How the mighty fall! Minutes before writing this, I was listening to Esther Rantzen on the radio, relating in her warm and friendly tones how, now that she has Stage 4 cancer, she has joined Dignitas and believes fully in the compassionate freedom of being able to end her own life. Rantzen, the social conscience of Britain, voice of the voiceless and champion of the weak, stands now for death. But what has this to do with Zechariah?

Everything. Zechariah is a priest, chosen from among men in the things that pertain to God, as St Paul says in the letter to the Hebrews. At the appointed time, he enters the inner sanctuary of the temple and there performs the ceremony of the offering of incense. His is a ministry of mercy and compassion, interceding for the people. Then, while interceding before the divine presence while the people watch on from outside, Zechariah gives way to his scepticism in the face of God. Zechariah, mediator with God and the most privileged of men, stands now for unbelief.

But, isn't Zechariah the model of reason and good sense (like Rantzen)? Do not humanity and compassion underpin all his difficulties as he faces his angelic visitor? What after all are his objections?

'How can I be sure of this?' he says - an admirably humble response, not wishing to trust in himself... 'I am an old man and my wife is getting on in years' - which seems to show how very prudent Zechariah really was, knowing his limitations and those of his spouse... Are we sure this is not so? 

The modern response to what happens next is easy to imagine. How cruel, it would say, does Gabriel then become? Refusing to have mercy on Zechariah's just fear and ignoring Zechariah's humble admission of weakness, Gabriel brings down a punishment like some appallingly cruel Greek deity. How callous is God who places such burdens on Zechariah when he surely cannot carry them? Such, I imagine, is the compassionate commentary.

But Zechariah's uncertainty does not bespeak humility; it bespeaks complexity. Zechariah, who is supposed to be worthy of his priesthood, is unfamiliar with the divine, possibly through lack of deep prayer. His response to Gabriel is not a sign that he does not trust himself; it is a sign that he is resistant to seeing things from God's perspective. 
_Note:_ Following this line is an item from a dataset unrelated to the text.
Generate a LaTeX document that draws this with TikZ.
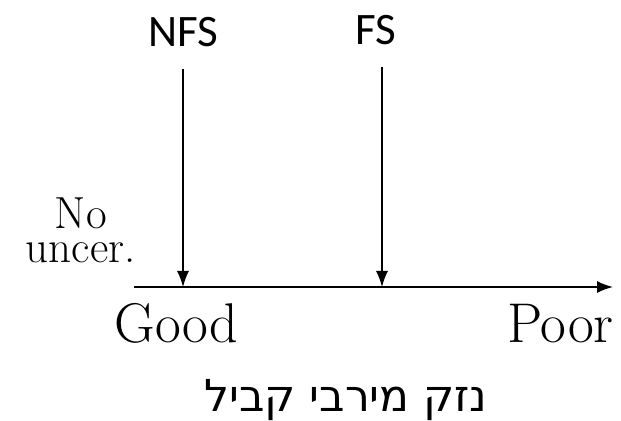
\documentclass[tikz,border=0pt]{standalone}
\usepackage{fontspec}
\newfontfamily\labelfont{Carlito}
\newfontfamily\hebfont[Script=Hebrew]{DejaVu Sans}
\TeXXeTstate=1
\usetikzlibrary{arrows.meta}

\begin{document}
\begin{tikzpicture}[
    x=0.5pt, y=-0.5pt,
    >={Latex[length=8pt,width=6pt]},
    tag/.style={inner sep=0pt, font=\labelfont\fontsize{22.5}{27}\selectfont},
    scalelabel/.style={inner sep=0pt, font=\fontsize{28}{32}\selectfont},
    axisline/.style={->, line width=0.8pt},
    marker/.style={->, line width=0.7pt, shorten <=10.5pt}
]
\useasboundingbox (0,0) rectangle (621,421);

% Horizontal scale from good to poor.
\coordinate (o) at (134,287);
\coordinate (e) at (613,287);
\draw[axisline] (o) -- (e);

\node[inner sep=0pt, align=center, font=\fontsize{22.5}{17}\selectfont, anchor=base east] (nounc) at (136,263) {No\\uncer.};
\node[scalelabel, anchor=base west] (good) at (114,343) {Good};
\node[scalelabel, anchor=base east] (poor) at (614,343) {Poor};

% Operating points.
\node[tag, anchor=base] (nfs) at (183,47) {NFS};
\node[tag, anchor=base] (fs) at (376,45) {FS};
\draw[marker] (nfs.south) -- (nfs.south |- o);
\draw[marker] ([xshift=3pt]fs.south) -- ([xshift=3pt]fs.south |- o);

\node[inner sep=0pt, anchor=base, font=\hebfont\fontsize{22}{27}\selectfont] (title) at (346,412) {\beginR נזק מירבי קביל\endR};

\end{tikzpicture}
\end{document}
Likewise, Zechariah's complaint that he and his wife are too old is the age-old human pretext for not doing what God asks of us. We say we cannot, but we are then usually trying to cross the bridge before we come to it. God will send us what we need in the right moment, and not before. 

Before we enter Christmas, these two poles stretch before us, marking out the tension that rends the world asunder. Zechariah, the mighty priest with a ministry of compassion, who stands before God's presence in the temple, is the model of infidelity and unfaithfulness. Mary in all her obscurity, who runs to her cousin Elizabeth with tales of her joy in God, is the model of constancy and acceptance. Only the priesthood of Jesus - a priesthood he receives thanks to the human nature that comes from Mary's flesh - marries priestly dignity and the perfection of goodness. And its advent in the world is now imminent.